Необходимо со всей определенностью сказать нашему народу, что, если он хочет сберечь приобретения революции и сделаться хозяином своей судьбы, он может сделать это только в формах демократической республики. Конечно, чтобы сказать это с надлежащим авторитетом, эмиграция должна прежде всего сама стать открыто, дружно и организованно на сторону этого решения.
«Николай II будет последним царем…»
(из «Воспоминаний»)
Россия вступила в революционный период в 1870-х годах. Я учился тогда в университете, – мы, конечно, не знали внутренней истории революционной борьбы, не знали и того, что в июне 1879 г. съезд революционеров в Липецке привел к разделению революционной партии «Земля и воля» на две части: «Черный передел» Плеханова и будущих социал-демократов – и «Народная воля» (октябрь, 1879). Сторонники Плеханова эмигрировали, уйдя на время с поля зрения русской общественности. Напротив, народовольцы (будущие народники), по настоянию Желябова, восстановили открытую борьбу с правительством посредством террора. Они начали свою деятельность с обращения к Александру II с требованием дать России политическую свободу и парламентарный режим.
Это – по форме – совпадало с умеренной программой либеральных земцев; но мы не знали о неудавшейся попытке И. И. Петрункевича убедить революционеров приостановить террор, чтобы дать время правительству откликнуться на требования земств. Самое имя Петрункевича едва ли в нашей среде было тогда известно. Во всяком случае, правительство не только не пошло на уступки, но усилило репрессии – и Петрункевич был сослан.
Со своей стороны народовольцы начали форменную охоту на царя. С сентября 1879 г. до 1 марта 1881 г. она длилась непрерывно два с половиной года – и не могла не привлечь к себе общего внимания. Какой-то фантастический и всемогущий «центральный комитет» (в котором потом оказалось не больше 30 членов) успешно боролся с могущественным государственным аппаратом; значительная часть общества и все либеральное общественное мнение втайне сочувствовали революционерам. Не могло такое настроение не задеть и университета, этого «барометра общества», как выразился Пирогов.
После взрыва в Зимнем дворце (февраль, 1880) поднимается наконец в среде самого правительства вопрос о каком-то шаге навстречу умеренной части общества. Создается Верховный комитет, и во главе его ставится харьковский генерал-губернатор граф Лорис-Меликов с чрезвычайными полномочиями. Одной из первых мер этой «диктатуры сердца» является удаление графа Д. А. Толстого с поста министра народного просвещения и назначение на его место Сабурова. Толстой перед самой отставкой готовил реформу Устава 1863 г., дававшего университетам некоторую автономию.
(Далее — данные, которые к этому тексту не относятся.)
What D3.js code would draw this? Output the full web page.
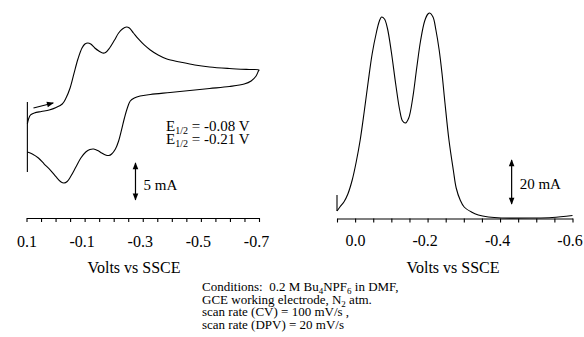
<!DOCTYPE html>
<html><head><meta charset="utf-8">
<script src="https://cdn.jsdelivr.net/npm/d3@7"></script>
<style>
body{margin:0;background:#fff}
svg{display:block}
text{font-family:"Liberation Serif","Times New Roman",serif;fill:#000;white-space:pre}
</style>
</head><body><svg id="c" width="584" height="337"></svg>
<script>
// ---- Cyclic voltammogram (CV): potential (V vs SSCE), current (mA) ----
const cvForwardE = [0.097,0.093,0.086,0.073,0.049,0.022,-0.002,-0.023,-0.036,-0.050,-0.063,-0.077,-0.091,-0.101,-0.111,-0.121,-0.135,-0.149,-0.162,-0.172,-0.186,-0.203,-0.217,-0.230,-0.244,-0.254,-0.268,-0.285,-0.305,-0.326,-0.353,-0.383,-0.428,-0.479,-0.530,-0.598,-0.666,-0.700];
const cvForwardI = [-0.54,0.14,0.68,0.95,1.15,1.35,1.69,2.16,2.97,4.32,6.22,8.24,9.73,10.27,10.41,10.27,9.73,9.32,9.05,9.12,9.73,10.81,11.76,12.30,12.57,12.43,11.76,10.95,10.14,9.46,8.78,8.24,7.84,7.43,7.16,6.96,6.82,6.76];
const cvReverseE = [-0.698,-0.690,-0.673,-0.649,-0.598,-0.530,-0.462,-0.394,-0.326,-0.291,-0.271,-0.257,-0.247,-0.237,-0.227,-0.217,-0.206,-0.193,-0.183,-0.172,-0.159,-0.145,-0.131,-0.118,-0.104,-0.087,-0.070,-0.053,-0.040,-0.029,-0.019,-0.002,0.018,0.039,0.059,0.080,0.097];
const cvReverseI = [6.62,5.95,5.27,4.86,4.53,4.26,3.99,3.72,3.45,3.24,2.97,2.57,1.62,0.27,-1.35,-2.84,-3.92,-4.59,-4.80,-4.73,-4.46,-4.12,-3.92,-3.99,-4.32,-5.14,-6.35,-7.57,-8.31,-8.51,-8.38,-7.70,-6.76,-5.95,-5.14,-4.59,-4.32];
const cvTickValues = [0.1,0.05,0,-0.05,-0.1,-0.15,-0.2,-0.25,-0.3,-0.35,-0.4,-0.45,-0.5,-0.55,-0.6,-0.65,-0.7];
const cvLabelValues = [0.1,-0.1,-0.3,-0.5,-0.7];
const cvTickLabels = ["0.1","-0.1","-0.3","-0.5","-0.7"];
const cvHalfWave = ["-0.08 V","-0.21 V"];

// ---- Differential pulse voltammogram (DPV) ----
const dpvE = [0.050,0.042,0.031,0.020,0.008,-0.003,-0.014,-0.025,-0.036,-0.047,-0.059,-0.067,-0.073,-0.081,-0.089,-0.100,-0.112,-0.123,-0.131,-0.139,-0.148,-0.159,-0.170,-0.181,-0.192,-0.201,-0.206,-0.215,-0.223,-0.232,-0.240,-0.248,-0.259,-0.271,-0.279,-0.290,-0.301,-0.321,-0.340,-0.368,-0.404,-0.488,-0.544,-0.600];
const dpvI = [3.5,5.5,8,12,19,28,39,53,68,82,93,98.5,100.5,99.5,95,83,67,54,48.5,47.5,50,60,75,89,98.5,102,102.5,100.5,94,84,72,57.5,39,24,15,9,5.5,3,1.5,0.5,0,0,0.25,1.25];
const dpvTickValues = [0.05,0,-0.05,-0.1,-0.15,-0.2,-0.25,-0.3,-0.35,-0.4,-0.45,-0.5,-0.55,-0.6];
const dpvLabelValues = [0,-0.2,-0.4,-0.6];
const dpvTickLabels = ["0.0","-0.2","-0.4","-0.6"];

const conditions = [
  [["Conditions:  0.2 M Bu",0],["4",1],["NPF",0],["6",1],[" in DMF,",0]],
  [["GCE working electrode, N",0],["2",1],[" atm.",0]],
  [["scan rate (CV) = 100 mV/s ,",0]],
  [["scan rate (DPV) = 20 mV/s",0]]
];

const svg = d3.select("#c");
const defs = svg.append("defs");
defs.append("marker").attr("id","ah").attr("viewBox","0 0 10 10")
  .attr("refX",9).attr("refY",5).attr("markerWidth",8).attr("markerHeight",7)
  .attr("markerUnits","userSpaceOnUse").attr("orient","auto-start-reverse")
  .append("path").attr("d","M0,1 L10,5 L0,9 Z").attr("fill","#000");

const labelFor = (vals, labels) => (d) => {
  const k = vals.findIndex(v => Math.abs(v - d) < 1e-9);
  return k >= 0 ? labels[k] : "";
};

// ===== CV panel =====
const cvX = d3.scaleLinear().domain([0.1,-0.7]).range([26.5,259]);
const cvY = d3.scaleLinear().domain([0,10]).range([120,46]);
const cvPts = cvForwardE.map((e,i)=>[e,cvForwardI[i]])
  .concat(cvReverseE.map((e,i)=>[e,cvReverseI[i]]));
svg.append("path").datum(cvPts)
  .attr("d", d3.line().x(d=>cvX(d[0])).y(d=>cvY(d[1])).curve(d3.curveCatmullRom.alpha(0.5)))
  .attr("fill","none").attr("stroke","#000").attr("stroke-width",1.1);
svg.append("line").attr("x1",cvX(0.097)).attr("x2",cvX(0.097))
  .attr("y1",cvY(2.43)).attr("y2",cvY(-7.03)).attr("stroke","#000").attr("stroke-width",1.1);
svg.append("line").attr("x1",cvX(0.076)).attr("y1",cvY(1.62))
  .attr("x2",cvX(0.008)).attr("y2",cvY(2.30))
  .attr("stroke","#000").attr("stroke-width",1.2).attr("marker-end","url(#ah)");
const cvAxis = d3.axisBottom(cvX).tickValues(cvTickValues).tickFormat(labelFor(cvLabelValues,cvTickLabels))
  .tickSize(4).tickSizeOuter(0).tickPadding(14);
const gcv = svg.append("g").attr("transform","translate(0,218)").call(cvAxis);
cvHalfWave.forEach((v,k)=>{
  const t = svg.append("text").attr("x",166).attr("y",131+13*k).attr("font-size",15);
  t.append("tspan").text("E");
  t.append("tspan").attr("font-size",10).attr("dy",3).text("1/2");
  t.append("tspan").attr("dy",-3).text(" = "+v);
});
svg.append("line").attr("x1",cvX(-0.275)).attr("x2",cvX(-0.275))
  .attr("y1",cvY(-5.8)).attr("y2",cvY(-10.8))
  .attr("stroke","#000").attr("stroke-width",1.2)
  .attr("marker-start","url(#ah)").attr("marker-end","url(#ah)");
svg.append("text").attr("x",cvX(-0.275)+8).attr("y",190).attr("font-size",15).text("5 mA");
svg.append("text").attr("x",134).attr("y",273).attr("font-size",16).attr("text-anchor","middle").text("Volts vs SSCE");

// ===== DPV panel =====
const dpvX = d3.scaleLinear().domain([0.05,-0.6]).range([337,572.5]);
const dpvY = d3.scaleLinear().domain([0,100]).range([218,18]);
svg.append("path").datum(dpvE.map((e,i)=>[e,dpvI[i]]))
  .attr("d", d3.line().x(d=>dpvX(d[0])).y(d=>dpvY(d[1])).curve(d3.curveCatmullRom.alpha(0.5)))
  .attr("fill","none").attr("stroke","#000").attr("stroke-width",1.1);
svg.append("line").attr("x1",dpvX(0.05)).attr("x2",dpvX(0.05))
  .attr("y1",dpvY(11.5)).attr("y2",dpvY(3.5)).attr("stroke","#000").attr("stroke-width",1.1);
const dpvAxis = d3.axisBottom(dpvX).tickValues(dpvTickValues).tickFormat(labelFor(dpvLabelValues,dpvTickLabels))
  .tickSize(4).tickSizeOuter(0).tickPadding(12);
const gdp = svg.append("g").attr("transform","translate(0,218.5)").call(dpvAxis);
svg.append("line").attr("x1",dpvX(-0.432)).attr("x2",dpvX(-0.432))
  .attr("y1",dpvY(29)).attr("y2",dpvY(7))
  .attr("stroke","#000").attr("stroke-width",1.2)
  .attr("marker-start","url(#ah)").attr("marker-end","url(#ah)");
svg.append("text").attr("x",dpvX(-0.432)+8).attr("y",189).attr("font-size",15).text("20 mA");
svg.append("text").attr("x",453).attr("y",273).attr("font-size",16).attr("text-anchor","middle").text("Volts vs SSCE");

[gcv,gdp].forEach(g=>{
  g.select(".domain").attr("stroke","#000").attr("stroke-width",1.2);
  g.selectAll(".tick line").attr("stroke","#000").attr("stroke-width",1.1);
  g.selectAll(".tick text").attr("font-size",16).attr("font-family","Liberation Serif, serif")
    .attr("dx", d => d < -1e-9 ? -3 : 0);
});

conditions.forEach((line,k)=>{
  const t = svg.append("text").attr("x",202).attr("y",291+12.5*k).attr("font-size",13);
  let shifted = false;
  line.forEach(([s,sub])=>{
    const ts = t.append("tspan").text(s);
    if (sub) { ts.attr("font-size",9).attr("dy",shifted?0:3); shifted = true; }
    else if (shifted) { ts.attr("dy",-3); shifted = false; }
  });
});
</script>
</body></html>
Но он не успел провести ее, а Сабуров проектировал расширение автономии на студентов путем легализации студенческих организаций. Около этого вопроса и разгорелось в 1880 г. очень сложное студенческое движение, в которое и наш курс был непосредственно втянут.
Легализовать приходилось прежде всего студенческие учреждения, уже существовавшие фактически. Мы издавна имели свою общестуденческую организацию для помощи бедным товарищам. Наша касса пополнялась не только взносами, но и доходами с устройства студенческих балов, на которые очень охотно отзывались артистические силы Москвы.
Я сам был представителем этого учреждения по выбору курса и не могу сказать, что эта должность была синекурой. Главная трудность состояла не столько в собирании, сколько в распределении денег. Кандидатов на получение пособий было очень много, а средств – очень мало. Приходилось ходить по студенческим квартирам для собирания самых подробных сведений о положении просителя. Задача была очень тягостная, но необходимая. Собрав все данные, каждый из нас являлся адвокатом просителя на общем собрании, чтобы вырвать пособие своему клиенту.